How the Dirty Shirley Became the Drink of the Summer
Besides being unequivocally delicious!
If you’ve been anywhere near the Internet this summer, you stand a pretty good chance of having encountered some mention of the cocktail known as the Dirty Shirley. If not via a drink trend piece declaring this cocktail the “Drink of the Summer,” then maybe you’ve seen one of the zillions of social media posts hyping — or deriding — this vibrantly red-toned and cherry-topped drink. Better yet, you might have even found yourself at one of the many bars and restaurants serving it and wondered why it’s there (and what happened to prior-of-the-moment drinks like the Espresso Martini or hard seltzers!). Whether you’re a fan, a skeptic, or somewhere in between, it is hard to deny the drink’s current ubiquity. But why is it seemingly so popular right now?

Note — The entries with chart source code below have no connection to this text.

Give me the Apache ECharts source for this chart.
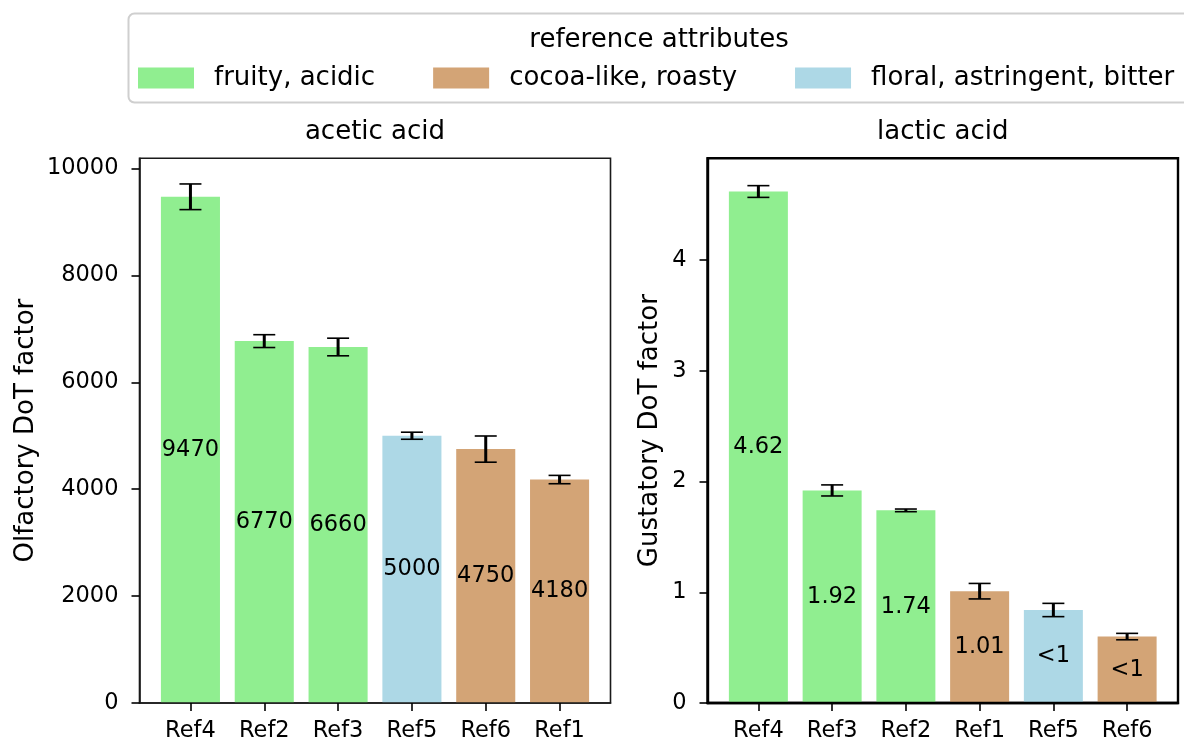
<!DOCTYPE html>
<html>
<head>
<meta charset="utf-8">
<title>DoT factors of reference samples</title>
<script src="https://cdn.jsdelivr.net/npm/echarts@6/dist/echarts.min.js"></script>
<style>
  html, body { margin: 0; padding: 0; background: #fff; }
  #chart { width: 1184px; height: 743px; }
</style>
</head>
<body>
<div id="chart"></div>
<script>
// ---- data ----
const groupNames = ['fruity, acidic', 'cocoa-like, roasty', 'floral, astringent, bitter'];
const groupColors = ['#90EE90', '#D3A476', '#ADD8E6'];

// acetic acid (olfactory)
const aceticCats = ['Ref4', 'Ref2', 'Ref3', 'Ref5', 'Ref6', 'Ref1'];
const aceticValues = [9470, 6770, 6660, 5000, 4750, 4180];
const aceticErr = [240, 120, 165, 66, 245, 78];
const aceticGroup = [0, 0, 0, 2, 1, 1];
const aceticLabels = ['9470', '6770', '6660', '5000', '4750', '4180'];
const aceticTicks = [0, 2000, 4000, 6000, 8000, 10000];

// lactic acid (gustatory)
const lacticCats = ['Ref4', 'Ref3', 'Ref2', 'Ref1', 'Ref5', 'Ref6'];
const lacticValues = [4.62, 1.92, 1.74, 1.01, 0.84, 0.60];
const lacticErr = [0.053, 0.05, 0.012, 0.07, 0.06, 0.029];
const lacticGroup = [0, 0, 0, 1, 2, 1];
const lacticLabels = ['4.62', '1.92', '1.74', '1.01', '<1', '<1'];
const lacticTicks = [0, 1, 2, 3, 4];

// ---- layout ----
const FONT = 'DejaVu Sans';
const SMALL = 22.5;
const LARGE = 26;
const plotTop = 158.3;
const plotHeight = 545;
const panels = [
  { left: 139.5, width: 471, cats: aceticCats, values: aceticValues, err: aceticErr,
    group: aceticGroup, labels: aceticLabels, ticks: aceticTicks, yMax: 10190,
    title: 'acetic acid', yName: 'Olfactory DoT factor', nameGap: 100, border: 1.6, borderColor: '#1a1a1a' },
  { left: 707.5, width: 470.5, cats: lacticCats, values: lacticValues, err: lacticErr,
    group: lacticGroup, labels: lacticLabels, ticks: lacticTicks, yMax: 4.92,
    title: 'lactic acid', yName: 'Gustatory DoT factor', nameGap: 44, border: 2.4, borderColor: '#000' }
];
const xMin = -0.69, xMax = 5.69;

const grids = [], xAxes = [], yAxes = [], series = [], graphics = [];

panels.forEach((p, gi) => {
  const unitPx = p.width / (xMax - xMin);
  const barPx = 0.8 * unitPx;
  const idx = p.cats.map((_, i) => i);

  grids.push({
    left: p.left, top: plotTop, width: p.width, height: plotHeight,
    show: true, borderColor: p.borderColor, borderWidth: p.border, backgroundColor: 'transparent'
  });

  xAxes.push({
    type: 'value', gridIndex: gi, min: xMin, max: xMax, z: 10,
    splitLine: { show: false },
    axisLine: { show: true, onZero: false, lineStyle: { color: p.borderColor, width: p.border } },
    axisTick: { show: true, customValues: idx, length: 8, lineStyle: { color: '#000', width: 1.6 } },
    axisLabel: {
      customValues: idx, margin: 17, fontSize: SMALL, color: '#000', fontFamily: FONT,
      formatter: v => p.cats[Math.round(v)]
    }
  });

  yAxes.push({
    type: 'value', gridIndex: gi, min: 0, max: p.yMax, z: 10,
    splitLine: { show: false },
    axisLine: { show: true, onZero: false, lineStyle: { color: p.borderColor, width: p.border } },
    axisTick: { show: true, customValues: p.ticks, length: 8, lineStyle: { color: '#000', width: 1.6 } },
    axisLabel: {
      customValues: p.ticks, margin: 21, fontSize: SMALL, color: '#000', fontFamily: FONT,
      formatter: v => String(v)
    },
    name: p.yName, nameLocation: 'middle', nameGap: p.nameGap, nameRotate: 90,
    nameTextStyle: { fontSize: LARGE, color: '#000', fontFamily: FONT }
  });

  // one bar series per attribute group, overlapping at each position
  groupNames.forEach((gname, k) => {
    const data = [];
    idx.forEach(i => { if (p.group[i] === k) data.push([i, p.values[i]]); });
    series.push({
      type: 'bar', name: gname, xAxisIndex: gi, yAxisIndex: gi,
      data: data, barWidth: barPx, barGap: '-100%',
      itemStyle: { color: groupColors[k] },
      label: {
        show: true, position: 'inside', fontSize: SMALL, color: '#000', fontFamily: FONT,
        formatter: prm => p.labels[prm.value[0]]
      },
      emphasis: { disabled: true },
      animation: false
    });
  });

  // error bars
  series.push({
    type: 'custom', xAxisIndex: gi, yAxisIndex: gi, z: 5,
    data: idx.map(i => [i, p.values[i], p.err[i]]),
    renderItem: (params, api) => {
      const x = api.value(0), v = api.value(1), e = api.value(2);
      const top = api.coord([x, v + e]);
      const bot = api.coord([x, v - e]);
      const cap = 11;
      return {
        type: 'group',
        children: [
          { type: 'line', shape: { x1: top[0], y1: top[1], x2: bot[0], y2: bot[1] },
            style: { stroke: '#000', lineWidth: 3 } },
          { type: 'line', shape: { x1: top[0] - cap, y1: top[1], x2: top[0] + cap, y2: top[1] },
            style: { stroke: '#000', lineWidth: 1.6 } },
          { type: 'line', shape: { x1: bot[0] - cap, y1: bot[1], x2: bot[0] + cap, y2: bot[1] },
            style: { stroke: '#000', lineWidth: 1.6 } }
        ]
      };
    },
    silent: true,
    animation: false
  });

  // panel title
  graphics.push({
    type: 'text', x: p.left + p.width / 2, y: 132, z: 20,
    style: { text: p.title, fontSize: LARGE, fontFamily: FONT, fill: '#000',
             textAlign: 'center', textVerticalAlign: 'middle' }
  });
});

// legend frame and heading
graphics.push({
  type: 'rect', z: -1,
  shape: { x: 128.5, y: 13.5, width: 1062, height: 89, r: 6 },
  style: { fill: '#fff', stroke: '#cfcfcf', lineWidth: 2 }
});
graphics.push({
  type: 'text', x: 659, y: 40, z: 20,
  style: { text: 'reference attributes', fontSize: LARGE, fontFamily: FONT, fill: '#000',
           textAlign: 'center', textVerticalAlign: 'middle' }
});

const chart = echarts.init(document.getElementById('chart'), null, { renderer: 'canvas' });
chart.setOption({
  animation: false,
  backgroundColor: '#fff',
  textStyle: { fontFamily: FONT },
  grid: grids,
  xAxis: xAxes,
  yAxis: yAxes,
  legend: {
    data: groupNames.map(n => ({ name: n, icon: 'rect' })),
    left: 138, top: 65, orient: 'horizontal',
    itemWidth: 56, itemHeight: 21, itemGap: 58,
    textStyle: { fontSize: LARGE, color: '#000', fontFamily: FONT, padding: [0, 0, 0, 15] },
    selectedMode: false, padding: 0
  },
  series: series,
  graphic: graphics
});
</script>
</body>
</html>
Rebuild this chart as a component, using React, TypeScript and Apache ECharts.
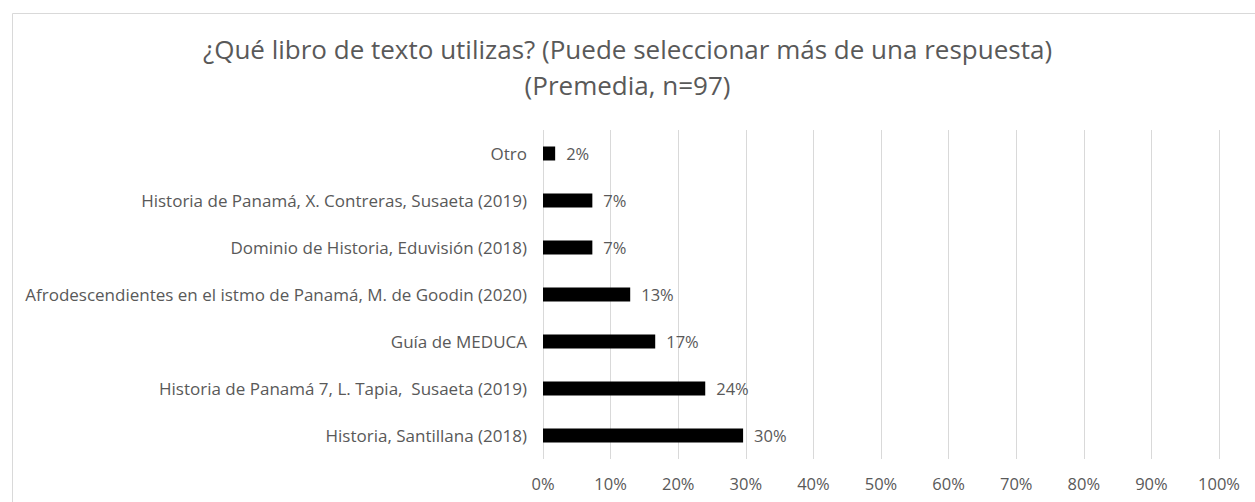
import React, { useEffect, useRef } from "react";
import * as echarts from "echarts";

const categories = [
  "Historia, Santillana (2018)",
  "Historia de Panamá 7, L. Tapia,  Susaeta (2019)",
  "Guía de MEDUCA",
  "Afrodescendientes en el istmo de Panamá, M. de Goodin (2020)",
  "Dominio de Historia, Eduvisión (2018)",
  "Historia de Panamá, X. Contreras, Susaeta (2019)",
  "Otro",
];
const values = [29.6, 24.0, 16.6, 12.9, 7.3, 7.3, 1.8];
const titleLines = [
  "¿Qué libro de texto utilizas? (Puede seleccionar más de una respuesta)",
  "(Premedia, n=97)",
];

const FONT = "'Open Sans', 'Liberation Sans', sans-serif";
const GRAY = "#595959";

export default function App() {
  const ref = useRef<HTMLDivElement>(null);
  useEffect(() => {
    if (!ref.current) return;
    const chart = echarts.init(ref.current, undefined, { renderer: "svg" });
    chart.setOption({
      animation: false,
      backgroundColor: "#ffffff",
      title: {
        text: titleLines.join("\n"),
        left: "center",
        top: 26,
        textStyle: {
          fontFamily: FONT,
          fontSize: 26,
          fontWeight: "normal",
          color: GRAY,
          lineHeight: 36,
        },
      },
      graphic: [
        {
          type: "rect",
          shape: { x: 12.5, y: 13.5, width: 1260, height: 500 },
          style: { fill: "none", stroke: "#d9d9d9", lineWidth: 1 },
          silent: true,
        },
      ],
      grid: { left: 543, right: 36, top: 130, bottom: 43, containLabel: false },
      xAxis: {
        type: "value",
        min: 0,
        max: 100,
        interval: 10,
        axisLine: { show: false },
        axisTick: { show: false },
        splitLine: { show: true, lineStyle: { color: "#d9d9d9", width: 1 } },
        axisLabel: {
          formatter: "{value}%",
          color: GRAY,
          fontFamily: FONT,
          fontSize: 16.5,
          margin: 16,
        },
      },
      yAxis: {
        type: "category",
        data: categories,
        axisLine: { show: false },
        axisTick: { show: false },
        axisLabel: {
          color: GRAY,
          fontFamily: FONT,
          fontSize: 17,
          margin: 16,
        },
      },
      series: [
        {
          type: "bar",
          data: values,
          barWidth: 14,
          itemStyle: { color: "#000000" },
          label: {
            show: true,
            position: "right",
            distance: 11,
            color: GRAY,
            fontFamily: FONT,
            fontSize: 16.5,
            formatter: (p: any) => Math.round(p.value) + "%",
          },
        },
      ],
    });
    return () => chart.dispose();
  }, []);
  return (
    <div
      ref={ref}
      style={{ position: "absolute", left: 0, top: 0, width: 1255, height: 502 }}
    />
  );
}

As someone who’s spent over a decade creating, serving and writing about drinks and cocktails, I want to try to explain this phenomenon because I think there are a few forces at work here. But first, let’s back up.
A Dirty Shirley is simply a Shirley Temple with vodka. And the Shirley Temple is the most famous non-alcoholic cocktail we have. It’s a simple mixture of lemon-lime soda, grenadine and ice, topped off with a neon-red cocktail cherry. The exact origins of the drink are somewhat murky, but it is safe to say that it originated in Los Angeles in the 1930s. The titular actor has gone on record to say that she had nothing to do with the drink’s creation — and thought they were too sweet — but nonetheless the name stuck. Despite being only a few ingredients, this drink can vary widely depending on the type of soda (some use ginger ale instead of lemon-lime) as well as what type of grenadine is used. Store-bought gives that iridescent-red pop, while homemade, natural pomegranate-juice-based grenadines will taste better but look less impressive.
Somewhere along the way, someone thought to add vodka to this drink, and the Dirty Shirley was born. But how do we explain the drink’s current star turn? I propose that four key things are going on that not only explain the rise of the Dirty Shirley but are also helpful in understanding what forces shape our ever-evolving cocktail culture.
Cocktails and nostalgia go hand in hand. Back in the early days of the 21st Century cocktail renaissance, we relied on the feeling of prohibition-era hidden bars and uncovering cocktail recipes and ingredients from centuries past in order to establish a sense of legitimacy to the craft. Now that craft cocktail culture is taken more seriously, we can have a bit more fun. My first Shirley Temple was at a kitschy Chinese restaurant in the early 1990s, and I suspect that many people of drinking age have similar fond memories of this drink from their childhood. What a perfect way to revisit a carefree childhood memory while unwinding from the day’s stress than with a drink like this?
2. The Pandemic
The Dirty Shirley is a cheap, eye-catching drink that requires little explanation and little training on the part of the person making it. During the pandemic, restaurants and bars closed; workers fell ill; and many talented professionals left the industry for good. The industry was forced to adapt by reducing hours, trimming menus and getting by with less.
3. It’s Adequately Delicious
I’m sure there are plenty of bartenders who roll their eyes at the thought of serving a Dirty Shirley, and insist that people can do better. To them I say, so what if they can? I am a huge proponent of letting people enjoy things. If made with integrity, a Dirty Shirley is a delightful, low-lift drink. Don’t like vodka? Simply swap it out for your favorite spirit; gin, tequila, rum or even whiskey would work well in vodka’s stead.
Next time you find yourself wondering why you’re seeing so much hype devoted to a given drink, keep these factors in mind. And if you’re on the fence about hopping on a bandwagon, relax, there are way too many real things to worry about besides whether or not someone approves of your cocktail choice. If you don’t like it, move on! And honestly, more often than not, things are popular for a reason — they’re good.